→ Set exercise:
Repeat exactly the lines from the start of the records below through the line that contains "ha='center', va='center', fontsize=16, fontweight='bold')", including both.
* begin Records for processing *
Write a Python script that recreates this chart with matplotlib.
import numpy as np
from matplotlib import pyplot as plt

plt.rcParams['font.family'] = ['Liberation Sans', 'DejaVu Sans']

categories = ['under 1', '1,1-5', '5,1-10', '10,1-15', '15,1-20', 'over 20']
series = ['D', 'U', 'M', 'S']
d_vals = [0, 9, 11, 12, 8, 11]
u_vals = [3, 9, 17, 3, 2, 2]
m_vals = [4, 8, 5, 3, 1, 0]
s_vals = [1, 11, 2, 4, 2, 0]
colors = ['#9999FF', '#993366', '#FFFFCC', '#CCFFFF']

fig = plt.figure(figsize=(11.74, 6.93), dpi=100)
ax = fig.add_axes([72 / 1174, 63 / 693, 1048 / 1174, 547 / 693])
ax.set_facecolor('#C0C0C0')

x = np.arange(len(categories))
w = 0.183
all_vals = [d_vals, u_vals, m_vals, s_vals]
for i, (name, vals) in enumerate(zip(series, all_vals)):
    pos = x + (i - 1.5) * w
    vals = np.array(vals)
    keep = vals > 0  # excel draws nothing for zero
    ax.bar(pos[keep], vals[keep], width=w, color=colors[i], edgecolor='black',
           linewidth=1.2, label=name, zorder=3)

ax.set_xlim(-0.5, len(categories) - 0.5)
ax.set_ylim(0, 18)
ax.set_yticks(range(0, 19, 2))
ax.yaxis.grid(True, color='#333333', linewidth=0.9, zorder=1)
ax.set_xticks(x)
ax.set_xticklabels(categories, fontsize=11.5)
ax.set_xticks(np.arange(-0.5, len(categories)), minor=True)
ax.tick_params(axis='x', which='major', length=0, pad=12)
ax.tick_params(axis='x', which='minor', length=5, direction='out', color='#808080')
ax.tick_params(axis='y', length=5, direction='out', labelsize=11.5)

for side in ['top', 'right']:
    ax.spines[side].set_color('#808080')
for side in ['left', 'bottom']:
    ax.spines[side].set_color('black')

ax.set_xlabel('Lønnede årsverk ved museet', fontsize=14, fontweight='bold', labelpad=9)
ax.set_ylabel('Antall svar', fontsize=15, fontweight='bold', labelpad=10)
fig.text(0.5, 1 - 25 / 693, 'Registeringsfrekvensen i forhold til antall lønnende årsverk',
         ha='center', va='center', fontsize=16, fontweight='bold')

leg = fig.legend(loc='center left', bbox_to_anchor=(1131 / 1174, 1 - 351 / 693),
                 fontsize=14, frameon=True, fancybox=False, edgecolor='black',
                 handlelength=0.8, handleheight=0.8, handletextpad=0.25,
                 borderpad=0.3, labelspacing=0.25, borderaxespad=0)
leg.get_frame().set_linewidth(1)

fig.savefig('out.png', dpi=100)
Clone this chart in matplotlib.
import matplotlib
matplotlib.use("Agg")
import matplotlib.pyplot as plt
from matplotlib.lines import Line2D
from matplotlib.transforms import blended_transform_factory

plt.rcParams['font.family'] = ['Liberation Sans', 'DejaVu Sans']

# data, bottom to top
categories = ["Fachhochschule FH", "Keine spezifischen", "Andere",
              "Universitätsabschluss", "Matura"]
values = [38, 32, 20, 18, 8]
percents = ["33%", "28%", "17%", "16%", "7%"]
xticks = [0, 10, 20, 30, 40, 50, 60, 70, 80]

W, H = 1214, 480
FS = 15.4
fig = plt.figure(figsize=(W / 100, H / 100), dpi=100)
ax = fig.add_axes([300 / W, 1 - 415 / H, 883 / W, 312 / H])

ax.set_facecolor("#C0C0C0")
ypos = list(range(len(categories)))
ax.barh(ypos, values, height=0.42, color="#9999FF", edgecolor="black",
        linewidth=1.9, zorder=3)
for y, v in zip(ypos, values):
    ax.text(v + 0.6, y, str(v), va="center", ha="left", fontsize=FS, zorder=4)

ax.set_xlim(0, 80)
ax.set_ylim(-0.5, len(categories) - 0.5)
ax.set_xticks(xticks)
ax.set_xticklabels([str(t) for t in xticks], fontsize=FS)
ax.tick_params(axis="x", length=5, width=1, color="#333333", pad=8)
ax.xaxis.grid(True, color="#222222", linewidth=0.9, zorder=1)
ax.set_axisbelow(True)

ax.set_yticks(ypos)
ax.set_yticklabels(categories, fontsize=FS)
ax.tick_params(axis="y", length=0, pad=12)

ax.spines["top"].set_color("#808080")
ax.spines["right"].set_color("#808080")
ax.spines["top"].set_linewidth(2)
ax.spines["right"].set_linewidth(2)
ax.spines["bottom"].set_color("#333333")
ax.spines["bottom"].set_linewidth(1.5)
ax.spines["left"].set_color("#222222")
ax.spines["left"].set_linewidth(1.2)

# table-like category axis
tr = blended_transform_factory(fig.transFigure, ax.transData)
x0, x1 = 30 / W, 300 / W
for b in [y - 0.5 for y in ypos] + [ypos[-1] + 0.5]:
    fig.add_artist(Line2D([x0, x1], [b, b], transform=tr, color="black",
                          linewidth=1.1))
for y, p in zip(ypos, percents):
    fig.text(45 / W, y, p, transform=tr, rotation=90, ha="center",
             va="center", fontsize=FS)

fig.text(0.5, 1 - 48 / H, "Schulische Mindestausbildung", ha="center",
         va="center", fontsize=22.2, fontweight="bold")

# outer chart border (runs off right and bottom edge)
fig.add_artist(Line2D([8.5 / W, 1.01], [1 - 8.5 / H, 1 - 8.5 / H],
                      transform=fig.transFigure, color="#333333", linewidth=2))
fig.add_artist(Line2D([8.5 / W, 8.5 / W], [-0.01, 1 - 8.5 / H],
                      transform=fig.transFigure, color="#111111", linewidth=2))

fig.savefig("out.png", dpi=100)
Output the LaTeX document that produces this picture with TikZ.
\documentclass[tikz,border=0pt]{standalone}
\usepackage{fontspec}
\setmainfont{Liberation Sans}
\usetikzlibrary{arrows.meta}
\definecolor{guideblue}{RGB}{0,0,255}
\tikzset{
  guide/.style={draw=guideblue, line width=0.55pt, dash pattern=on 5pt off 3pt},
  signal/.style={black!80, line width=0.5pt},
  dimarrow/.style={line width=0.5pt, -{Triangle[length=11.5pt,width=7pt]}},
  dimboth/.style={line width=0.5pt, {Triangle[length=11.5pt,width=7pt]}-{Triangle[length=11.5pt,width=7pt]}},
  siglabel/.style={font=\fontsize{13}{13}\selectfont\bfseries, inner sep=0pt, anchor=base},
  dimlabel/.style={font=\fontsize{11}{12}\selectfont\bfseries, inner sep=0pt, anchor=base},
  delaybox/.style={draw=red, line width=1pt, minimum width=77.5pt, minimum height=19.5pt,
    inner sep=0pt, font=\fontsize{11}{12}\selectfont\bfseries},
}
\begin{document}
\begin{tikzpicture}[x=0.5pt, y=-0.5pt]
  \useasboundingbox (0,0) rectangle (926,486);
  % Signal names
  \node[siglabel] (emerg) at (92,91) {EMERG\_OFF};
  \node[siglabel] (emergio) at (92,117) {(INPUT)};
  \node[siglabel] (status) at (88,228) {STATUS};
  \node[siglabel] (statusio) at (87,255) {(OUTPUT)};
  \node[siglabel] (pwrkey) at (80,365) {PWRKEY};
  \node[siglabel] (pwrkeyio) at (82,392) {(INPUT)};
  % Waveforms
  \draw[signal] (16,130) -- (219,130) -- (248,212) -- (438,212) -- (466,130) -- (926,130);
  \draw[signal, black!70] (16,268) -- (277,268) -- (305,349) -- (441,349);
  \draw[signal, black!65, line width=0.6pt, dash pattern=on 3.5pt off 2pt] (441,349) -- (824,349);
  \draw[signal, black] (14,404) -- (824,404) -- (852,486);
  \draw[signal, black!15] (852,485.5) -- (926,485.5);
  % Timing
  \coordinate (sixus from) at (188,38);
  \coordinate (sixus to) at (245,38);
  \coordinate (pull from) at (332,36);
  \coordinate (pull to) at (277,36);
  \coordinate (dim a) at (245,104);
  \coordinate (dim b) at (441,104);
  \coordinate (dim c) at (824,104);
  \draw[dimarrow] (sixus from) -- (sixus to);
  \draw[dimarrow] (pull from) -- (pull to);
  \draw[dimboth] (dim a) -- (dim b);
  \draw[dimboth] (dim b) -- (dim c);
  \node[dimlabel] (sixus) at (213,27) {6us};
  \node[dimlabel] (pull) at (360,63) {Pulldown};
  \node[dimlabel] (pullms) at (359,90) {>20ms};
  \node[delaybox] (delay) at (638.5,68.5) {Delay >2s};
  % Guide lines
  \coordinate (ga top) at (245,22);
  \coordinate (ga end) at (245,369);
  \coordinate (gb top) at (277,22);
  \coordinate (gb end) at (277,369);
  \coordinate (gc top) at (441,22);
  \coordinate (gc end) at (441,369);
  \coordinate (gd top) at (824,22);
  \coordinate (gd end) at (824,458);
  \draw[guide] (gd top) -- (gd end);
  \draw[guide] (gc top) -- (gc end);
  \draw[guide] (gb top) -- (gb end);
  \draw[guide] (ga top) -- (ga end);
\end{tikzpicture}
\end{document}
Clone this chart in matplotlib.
* end Records for processing *
→ Response to the task:
Write a Python script that recreates this chart with matplotlib.
import numpy as np
from matplotlib import pyplot as plt

plt.rcParams['font.family'] = ['Liberation Sans', 'DejaVu Sans']

categories = ['under 1', '1,1-5', '5,1-10', '10,1-15', '15,1-20', 'over 20']
series = ['D', 'U', 'M', 'S']
d_vals = [0, 9, 11, 12, 8, 11]
u_vals = [3, 9, 17, 3, 2, 2]
m_vals = [4, 8, 5, 3, 1, 0]
s_vals = [1, 11, 2, 4, 2, 0]
colors = ['#9999FF', '#993366', '#FFFFCC', '#CCFFFF']

fig = plt.figure(figsize=(11.74, 6.93), dpi=100)
ax = fig.add_axes([72 / 1174, 63 / 693, 1048 / 1174, 547 / 693])
ax.set_facecolor('#C0C0C0')

x = np.arange(len(categories))
w = 0.183
all_vals = [d_vals, u_vals, m_vals, s_vals]
for i, (name, vals) in enumerate(zip(series, all_vals)):
    pos = x + (i - 1.5) * w
    vals = np.array(vals)
    keep = vals > 0  # excel draws nothing for zero
    ax.bar(pos[keep], vals[keep], width=w, color=colors[i], edgecolor='black',
           linewidth=1.2, label=name, zorder=3)

ax.set_xlim(-0.5, len(categories) - 0.5)
ax.set_ylim(0, 18)
ax.set_yticks(range(0, 19, 2))
ax.yaxis.grid(True, color='#333333', linewidth=0.9, zorder=1)
ax.set_xticks(x)
ax.set_xticklabels(categories, fontsize=11.5)
ax.set_xticks(np.arange(-0.5, len(categories)), minor=True)
ax.tick_params(axis='x', which='major', length=0, pad=12)
ax.tick_params(axis='x', which='minor', length=5, direction='out', color='#808080')
ax.tick_params(axis='y', length=5, direction='out', labelsize=11.5)

for side in ['top', 'right']:
    ax.spines[side].set_color('#808080')
for side in ['left', 'bottom']:
    ax.spines[side].set_color('black')

ax.set_xlabel('Lønnede årsverk ved museet', fontsize=14, fontweight='bold', labelpad=9)
ax.set_ylabel('Antall svar', fontsize=15, fontweight='bold', labelpad=10)
fig.text(0.5, 1 - 25 / 693, 'Registeringsfrekvensen i forhold til antall lønnende årsverk',
         ha='center', va='center', fontsize=16, fontweight='bold')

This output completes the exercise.